— TASK GOAL —
Reproduce the material below line by line, beginning with its first line and ending with the line that contains "return bars"; leave out pictures.

-- START --

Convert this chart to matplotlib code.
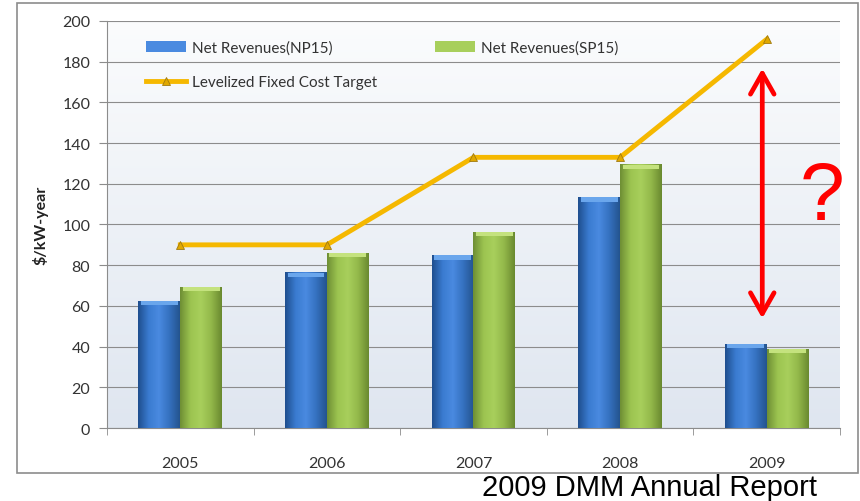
import matplotlib

matplotlib.use("Agg")
import matplotlib.pyplot as plt
import numpy as np
from matplotlib.colors import LinearSegmentedColormap
from matplotlib.patches import Rectangle

# data
years = ["2005", "2006", "2007", "2008", "2009"]
np15 = [62.5, 76.5, 85, 113.5, 41.5]
sp15 = [69.5, 86, 96.5, 129.5, 39]
fixed_cost_target = [90, 90, 133, 133, 191]
y_ticks = [0, 20, 40, 60, 80, 100, 120, 140, 160, 180, 200]

plt.rcParams["font.family"] = ["Lato", "DejaVu Sans"]

fig = plt.figure(figsize=(8.6, 5.02), dpi=100)
ax = fig.add_axes([0.1244, 0.1454, 0.8523, 0.8108])

x = np.arange(len(years))
w = 1 / 3.5

# plot area background gradient
bg = LinearSegmentedColormap.from_list("bg", ["#dfe6f0", "#fbfcfd"])
ax.imshow(np.linspace(0, 1, 256).reshape(-1, 1), cmap=bg, origin="lower",
          extent=(-0.5, 4.5, 0, 200), aspect="auto", zorder=0)

blue_grad = LinearSegmentedColormap.from_list(
    "b", ["#1f4f8f", "#3a7bd0", "#4a8ae0", "#3571c0", "#24548f"])
green_grad = LinearSegmentedColormap.from_list(
    "g", ["#6f8f35", "#9cc450", "#a8cf5c", "#93b84a", "#6a8a30"])


def shaded_bars(xs, vals, cmap, label, top_color):
    bars = ax.bar(xs, vals, w, color=cmap(0.5), edgecolor="none", zorder=3, label=label)
    for b in bars:
        bx, bw, bh = b.get_x(), b.get_width(), b.get_height()
        im = ax.imshow(np.linspace(0, 1, 64).reshape(1, -1), cmap=cmap,
                       extent=(bx, bx + bw, 0, bh), aspect="auto", zorder=3)
        im.set_clip_path(b)
        # bevel on top
        ax.add_patch(Rectangle((bx + bw * 0.06, bh - 2.2), bw * 0.88, 2.0,
                               color=top_color, lw=0, zorder=4))
    return bars


bars_np = shaded_bars(x - w / 2, np15, blue_grad, "Net Revenues(NP15)", "#6aa6ec")
bars_sp = shaded_bars(x + w / 2, sp15, green_grad, "Net Revenues(SP15)", "#c4e27e")

line, = ax.plot(x, fixed_cost_target, color="#f5b800", lw=3.5, marker="^",
                markersize=6, markerfacecolor="#e0a800", markeredgecolor="#a07a10",
                markeredgewidth=0.6, zorder=5, label="Levelized Fixed Cost Target")

ax.set_xlim(-0.5, 4.5)
ax.set_ylim(0, 200)
ax.set_yticks(y_ticks)
ax.set_xticks(x)
ax.set_xticklabels(years)
ax.set_xticks(np.arange(-0.5, 5, 1), minor=True)
ax.tick_params(axis="x", which="major", length=0, pad=20, labelsize=11.5, colors="#333333")
ax.tick_params(axis="x", which="minor", length=5, color="#8c8c8c")
ax.tick_params(axis="y", length=6, color="#8c8c8c", labelsize=11.5, labelcolor="#333333", pad=6)
ax.grid(axis="y", color="#8c8c8c", lw=0.8, zorder=1)
ax.set_axisbelow(False)
for s in ["top", "right"]:
    ax.spines[s].set_visible(False)
for s in ["left", "bottom"]:
    ax.spines[s].set_color("#8c8c8c")
ax.set_ylabel("$/kW-year", fontsize=11.5, fontweight="bold", color="#222222", labelpad=10)

# legend: two columns, line entry under NP15
leg = ax.legend([bars_np, line, bars_sp],
                ["Net Revenues(NP15)", "Levelized Fixed Cost Target", "Net Revenues(SP15)"],
                ncol=2, frameon=False, loc="upper left", bbox_to_anchor=(0.035, 0.985),
                fontsize=11, handlelength=2.6, handletextpad=0.4, labelspacing=1.3,
                columnspacing=3.8)
for t in leg.get_texts():
    t.set_color("#333333")

# red double arrow and question mark
arrow_top = fixed_cost_target[-1] - 13
arrow_bottom = np15[-1] + 11
ax.annotate("", xy=(3.97, arrow_top), xytext=(3.97, arrow_bottom),
            arrowprops=dict(arrowstyle="<->,head_length=1.5,head_width=0.85",
                            color="#ff0000", lw=3.4), zorder=6)
ax.text(4.38, 113, "?", color="#ff0000", fontsize=58, family="Liberation Sans",
        ha="center", va="center", zorder=6)

# outer frame
fig.patches.append(Rectangle((17 / 860, 1 - 474 / 502), 841 / 860, 470 / 502,
                             transform=fig.transFigure, fill=False,
                             edgecolor="#8c8c8c", lw=1.2))

fig.text(650 / 860, 1 - 488 / 502, "2009 DMM Annual Report", fontsize=21,
         family="Liberation Sans", ha="center", va="center", color="black")

fig.savefig("out.png", dpi=100)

-- END --

— REPLY —
Convert this chart to matplotlib code.
import matplotlib

matplotlib.use("Agg")
import matplotlib.pyplot as plt
import numpy as np
from matplotlib.colors import LinearSegmentedColormap
from matplotlib.patches import Rectangle

# data
years = ["2005", "2006", "2007", "2008", "2009"]
np15 = [62.5, 76.5, 85, 113.5, 41.5]
sp15 = [69.5, 86, 96.5, 129.5, 39]
fixed_cost_target = [90, 90, 133, 133, 191]
y_ticks = [0, 20, 40, 60, 80, 100, 120, 140, 160, 180, 200]

plt.rcParams["font.family"] = ["Lato", "DejaVu Sans"]

fig = plt.figure(figsize=(8.6, 5.02), dpi=100)
ax = fig.add_axes([0.1244, 0.1454, 0.8523, 0.8108])

x = np.arange(len(years))
w = 1 / 3.5

# plot area background gradient
bg = LinearSegmentedColormap.from_list("bg", ["#dfe6f0", "#fbfcfd"])
ax.imshow(np.linspace(0, 1, 256).reshape(-1, 1), cmap=bg, origin="lower",
          extent=(-0.5, 4.5, 0, 200), aspect="auto", zorder=0)

blue_grad = LinearSegmentedColormap.from_list(
    "b", ["#1f4f8f", "#3a7bd0", "#4a8ae0", "#3571c0", "#24548f"])
green_grad = LinearSegmentedColormap.from_list(
    "g", ["#6f8f35", "#9cc450", "#a8cf5c", "#93b84a", "#6a8a30"])


def shaded_bars(xs, vals, cmap, label, top_color):
    bars = ax.bar(xs, vals, w, color=cmap(0.5), edgecolor="none", zorder=3, label=label)
    for b in bars:
        bx, bw, bh = b.get_x(), b.get_width(), b.get_height()
        im = ax.imshow(np.linspace(0, 1, 64).reshape(1, -1), cmap=cmap,
                       extent=(bx, bx + bw, 0, bh), aspect="auto", zorder=3)
        im.set_clip_path(b)
        # bevel on top
        ax.add_patch(Rectangle((bx + bw * 0.06, bh - 2.2), bw * 0.88, 2.0,
                               color=top_color, lw=0, zorder=4))
    return bars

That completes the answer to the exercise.